The main idea is taking small blocks of the speech signal such that stationary can be assumed. Then calculating the autocorrelation function (ACF) of this block of a speech signal and finding index the global maximum of the ACF (except at zero) which refers to fundamental frequency.

But in the text it is stated that :

The global maximum might not be at the lag corresponding to the true fundamental frequency but can possibly be an integer multiple of it. Due to this, the maximum can jump in consecutive frame between lags corresponding to multiples of T0 leading also to jumps in the F0-estimate. These effects are called octave-jumps.

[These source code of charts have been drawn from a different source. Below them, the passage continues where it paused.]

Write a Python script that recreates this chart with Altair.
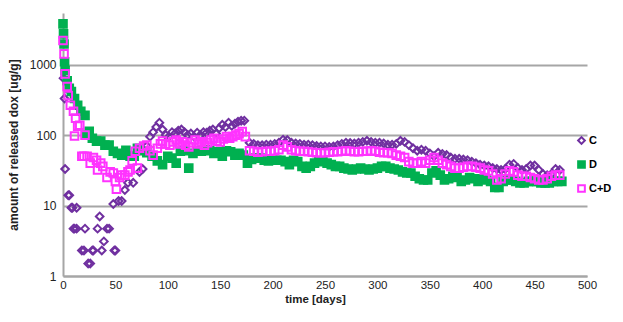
import altair as alt
import pandas as pd

# ---- data ----
c_days = [0.5, 1.5, 2, 5, 6, 8, 9, 13, 10, 11, 13, 18, 20, 21, 24, 26, 28, 29, 33, 35, 37, 39, 42, 44, 48, 49, 50, 53, 56, 59, 62, 67, 73, 76,
          80, 83, 86, 89, 92, 95, 98, 101, 104, 107, 110, 113, 116, 119, 122, 125, 128, 131, 134, 137, 140, 143, 146, 149, 152, 155, 158, 161, 164, 167, 170, 173,
          178, 182, 186, 190, 194, 198, 202, 206, 210, 214, 218, 222, 226, 230, 234, 238, 242, 246, 250, 254, 258, 262, 266, 270, 274, 278, 282, 286, 290, 294,
          298, 302, 306, 310, 314, 318, 322, 326, 330, 334, 338, 342, 346, 350, 354, 358, 362, 366, 370, 374, 378, 382, 386, 390, 394, 398, 402, 406, 410, 414,
          418, 422, 426, 430, 434, 438, 442, 446, 450, 454, 458, 462, 466, 470, 474]
c_vals = [640, 330, 33, 14, 14, 9.3, 9.3, 9.3, 4.7, 4.7, 4.7, 2.3, 2.3, 4.7, 1.5, 1.5, 2.3, 2.3, 4.7, 7, 2.3, 3.1, 4.7, 4.7, 10.5, 2.3, 2.3, 11.6, 11.6, 16.6, 21, 21, 30, 33,
          70, 95, 110, 130, 150, 120, 100, 95, 110, 105, 115, 120, 110, 100, 105, 95, 108, 100, 110, 108, 115, 120, 105, 125, 140, 130, 150, 135, 145, 155, 160, 160,
          78, 75, 72, 72, 73, 73, 75, 78, 86, 85, 78, 76, 75, 73, 73, 72, 70, 69, 69, 68, 69, 72, 75, 78, 77, 76, 78, 80, 83, 80,
          78, 78, 76, 73, 73, 75, 83, 80, 72, 65, 60, 62, 60, 55, 50, 56, 54, 52, 48, 46, 46, 45, 44, 42, 40, 38, 37, 36, 34, 33,
          32, 33, 38, 39, 34, 32, 33, 37, 37, 32, 28, 27, 28, 33, 32]

d_days = [0, 0.5, 1, 1.5, 2, 4, 6, 8, 11, 14, 17, 21, 22, 25, 28, 32, 36, 40, 44, 48, 52, 56, 60, 64, 68, 71, 75, 80, 85, 90, 95, 100, 104, 108, 112, 116,
          120, 124, 128, 132, 136, 140, 144, 148, 152, 156, 160, 164, 168, 172, 176,
          180, 184, 188, 192, 196, 200, 204, 208, 212, 216, 220, 224, 228, 232, 236, 240, 244, 248, 252, 256, 260, 264, 268, 272, 276, 280, 284, 288, 292, 296,
          300, 304, 308, 312, 316, 320, 324, 328, 332, 336, 340, 344, 348, 352, 356, 360, 364, 368, 372, 376, 380, 384, 388, 392, 396, 400, 404, 408, 412, 416,
          420, 424, 428, 432, 436, 440, 444, 448, 452, 456, 460, 464, 468, 472, 476]
d_vals = [3780, 2730, 1960, 1100, 820, 590, 460, 415, 330, 265, 218, 190, 100, 113, 90, 82, 82, 72, 72, 59, 55, 52, 61, 50, 50, 65, 60, 56, 50, 43, 38, 50, 47, 40, 59, 60,
          34, 55, 59, 59, 62, 60, 55, 58, 50, 60, 58, 52, 55, 52, 40,
          45, 47, 47, 44, 43, 44, 44, 44, 42, 38, 44, 42, 36, 34, 36, 40, 43, 42, 40, 38, 36, 36, 34, 33, 32, 33, 34, 33, 32, 33,
          34, 36, 36, 34, 33, 32, 30, 29, 29, 26, 24, 23, 23, 29, 31, 27, 23, 24, 26, 25, 22, 23, 25, 24, 22, 24, 23, 22, 18, 18,
          22, 23, 23, 22, 21, 21, 22, 22, 22, 21, 21, 21, 22, 22, 22]

cd_days = [0, 1, 2, 4, 5, 7, 10, 12, 14, 11, 16, 21, 18, 20, 23, 26, 29, 32, 33, 36, 38, 42, 45, 48, 50, 51, 54, 56, 59, 62, 64, 66, 69, 71, 73, 77,
           80, 83, 86, 90, 93, 95, 98, 102, 105, 108, 111, 114, 117, 120, 123, 126, 129, 132, 135, 138, 141, 144, 147, 150, 153, 156, 159, 162, 165, 168, 171, 174,
           178, 182, 186, 190, 194, 198, 202, 206, 210, 214, 218, 222, 226, 230, 234, 238, 242, 246, 250, 254, 258, 262, 266, 270, 274, 278, 282, 286, 290, 294,
           298, 302, 306, 310, 314, 318, 322, 326, 330, 334, 338, 342, 346, 350, 354, 358, 362, 366, 370, 374, 378, 382, 386, 390, 394, 398, 402, 406, 410, 414,
           418, 422, 426, 430, 434, 438, 442, 446, 450, 454, 458, 462, 466, 470, 474]
cd_vals = [2200, 1420, 740, 490, 365, 265, 218, 174, 134, 97, 138, 100, 50, 50, 50, 40, 48, 44, 32, 40, 36, 25, 30, 29, 22, 17, 25, 27, 27, 30, 32, 43, 59, 34, 65, 70,
           72, 60, 52, 65, 75, 82, 75, 72, 80, 85, 75, 80, 72, 68, 78, 85, 75, 80, 72, 78, 85, 90, 82, 80, 88, 95, 90, 95, 100, 105, 112, 95,
           60, 59, 57, 58, 59, 59, 60, 62, 72, 68, 62, 60, 59, 59, 58, 57, 56, 56, 56, 57, 58, 58, 59, 60, 59, 58, 58, 59, 59, 60,
           59, 57, 56, 56, 55, 52, 50, 48, 42, 40, 40, 42, 40, 44, 48, 44, 40, 38, 36, 34, 34, 35, 36, 36, 35, 34, 32, 31, 28, 23,
           24, 28, 31, 30, 27, 26, 26, 25, 24, 23, 23, 24, 26, 27, 27]

series_names = ["C", "D", "C+D"]
series_colors = ["#7030A0", "#00B050", "#FF33FF"]
series_fills = ["transparent", "#00B050", "transparent"]
series_shapes = ["diamond", "square", "square"]

y_ticks = [1, 10, 100, 1000]
x_ticks = [0, 50, 100, 150, 200, 250, 300, 350, 400, 450, 500]

df = pd.concat([
    pd.DataFrame({"day": c_days, "val": c_vals, "series": "C"}),
    pd.DataFrame({"day": d_days, "val": d_vals, "series": "D"}),
    pd.DataFrame({"day": cd_days, "val": cd_vals, "series": "C+D"}),
], ignore_index=True)
df["order"] = df["series"].map({"C": 0, "D": 1, "C+D": 2})

FONT = "Liberation Sans"

legend = alt.Legend(title=None, orient="none", legendX=513, legendY=122, padding=0,
                    rowPadding=9, labelFont=FONT, labelFontSize=11,
                    labelFontWeight="bold", labelColor="#000000", symbolStrokeWidth=2,
                    symbolSize=45, labelOffset=2)

chart = alt.Chart(df).mark_point(filled=True, size=58, strokeWidth=2, opacity=1).encode(
    x=alt.X("day:Q", scale=alt.Scale(domain=[0, 500], nice=False),
            axis=alt.Axis(title="time [days]", values=x_ticks, grid=False, ticks=False,
                          labelFlush=False,
                          domainColor="#A6A6A6", domainWidth=2, labelFont=FONT, labelFontSize=11.5,
                          labelColor="#222222", labelPadding=3, titleFont=FONT, titleFontSize=11.5,
                          titleFontWeight="bold", titleColor="#222222", titlePadding=3,
                          titleX=252, titleAlign="center")),
    y=alt.Y("val:Q", scale=alt.Scale(type="log", domain=[1, 5400], nice=False),
            axis=alt.Axis(title="amount of released dox [ug/g]", values=y_ticks, format="d",
                          grid=True, gridColor="#A6A6A6", gridWidth=2, ticks=False,
                          domainColor="#A6A6A6", domainWidth=2, labelFont=FONT, labelFontSize=12,
                          labelColor="#222222", labelPadding=7, titleFont=FONT, titleFontSize=12,
                          titleFontWeight="bold", titleColor="#222222", titlePadding=9)),
    fill=alt.Fill("series:N", scale=alt.Scale(domain=series_names, range=series_fills), legend=legend),
    stroke=alt.Stroke("series:N", scale=alt.Scale(domain=series_names, range=series_colors), legend=legend),
    shape=alt.Shape("series:N", scale=alt.Scale(domain=series_names, range=series_shapes), legend=legend),
    order=alt.Order("order:Q"),
).properties(
    width=524, height=263,
    autosize=alt.AutoSizeParams(type="none"),
    padding={"left": 55, "top": 5, "right": 28, "bottom": 30},
).configure_view(stroke=None)

chart.save("out.html", embed_options={"renderer": "svg", "actions": False})
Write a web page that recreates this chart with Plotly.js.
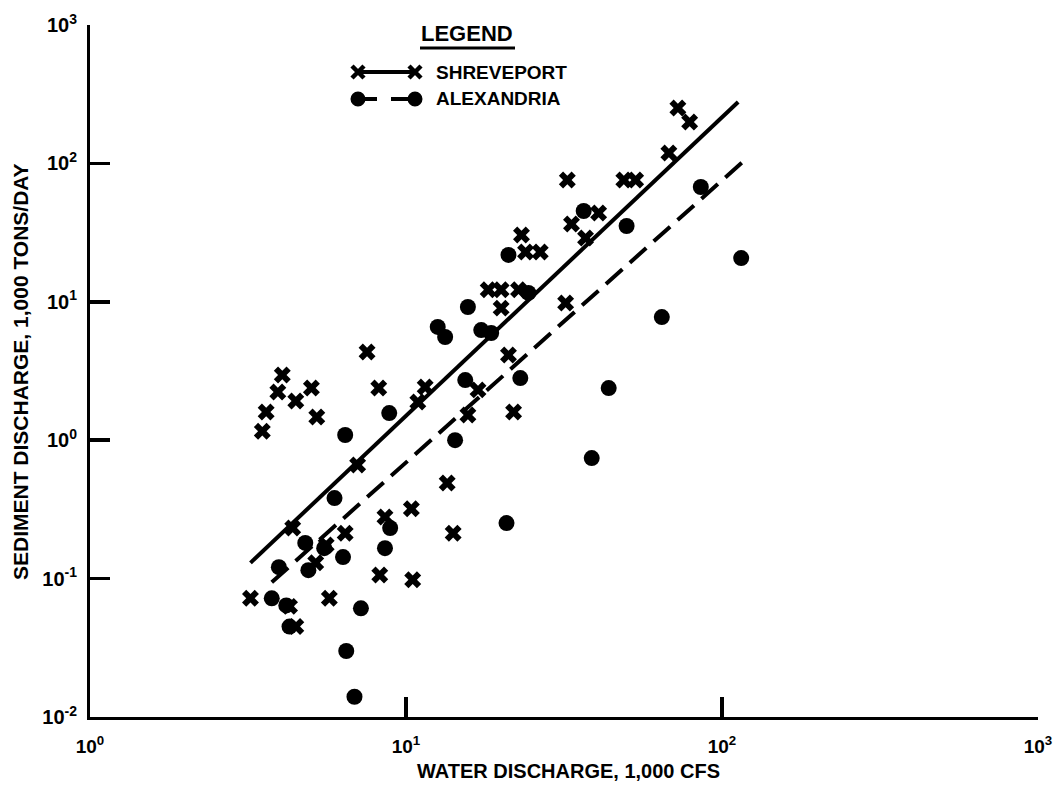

My questions arise at this point: How does octave jumps occur? What is the possible reason? I know that ACF is a periodic function since original time sequence is periodic and in my opinion, this period equals to the block length of the original speech signal we are working on. When I investigate the interval, first period of the ACF, how can I decide whether the maximum is refers to the pitch or it is a maximum shifted from the consecutive period (block)? How can ı prevent from this effect?

• take a look at this. and this. – robert bristow-johnson May 11 '18 at 19:14
• the main problem is that sometimes a sub-harmonic gets in there and causes your autocorrelation (or AMDF or ASDF) to spuriously go down an octave. but if you bias the algorithm to be resistant to that octave down error, then there may be times that it spuriously jumps up an octave (because the sinusoidal component at your true fundamental frequency is too weak). – robert bristow-johnson May 11 '18 at 19:17

Octave jumps down can occur if there is more noise (or other modulation) around a sub-harmonic of the pitch frequency, than at pitch.

Octave jumps upwards can occur if the timbre contains strong overtone or harmonic sequences and weak or nearly missing spectrum at or around the fundamental pitch frequency. Noise, or a non-flat frequency response in the acoustic environment or channel, can also add power to an overtone peak.

Windowing effects in the ACF can add noise which can increase the probability of the above estimation errors.

Humans might be infering octave by using using preceding or following pitch, timbres, and transients to error correct spurious jumps in the time-local spectrum.

Octave errors are common in autocorrelation or FFT based pitch detectors. The ACF shows peaks at multiples of the period. The autocorrelation method chooses the highest non-zero-lag peak by searching within a range of lags. If the higher limit is large enough, it may erroneously choose a higher-order peak. One way to avoid this is to use the following definition of the ACF

$$r_t(\tau) = \sum_{j=t+1}^{t+W-\tau} x(j)x(j+\tau)$$ where $$\tau$$ is the lag at time index $$t$$ and $$W$$ is the window size. This definition ensures that your ACF tapers off with increasing lag values, so there is less chance of detecting a harmonic as the fundamental.

YIN is a pitch detector which overcomes some flaws of the ACF method by defining a difference function, and normalizing it such that it remains large at low lags, and drops at larger lags, thus avoiding octave errors.

$$d_t(\tau) = \sum_{j=1}^W (x(j) - x(j+\tau))^2$$ $$d'_t(\tau) = \begin{cases} 1 ,& \tau = 0 \\ d_t(\tau)/\frac{1}{\tau} \sum_{j=1}^\tau d_t(j), & \tau \neq 0 \end{cases}$$ You can now look for the largest peak in this modified difference function to find the pitch.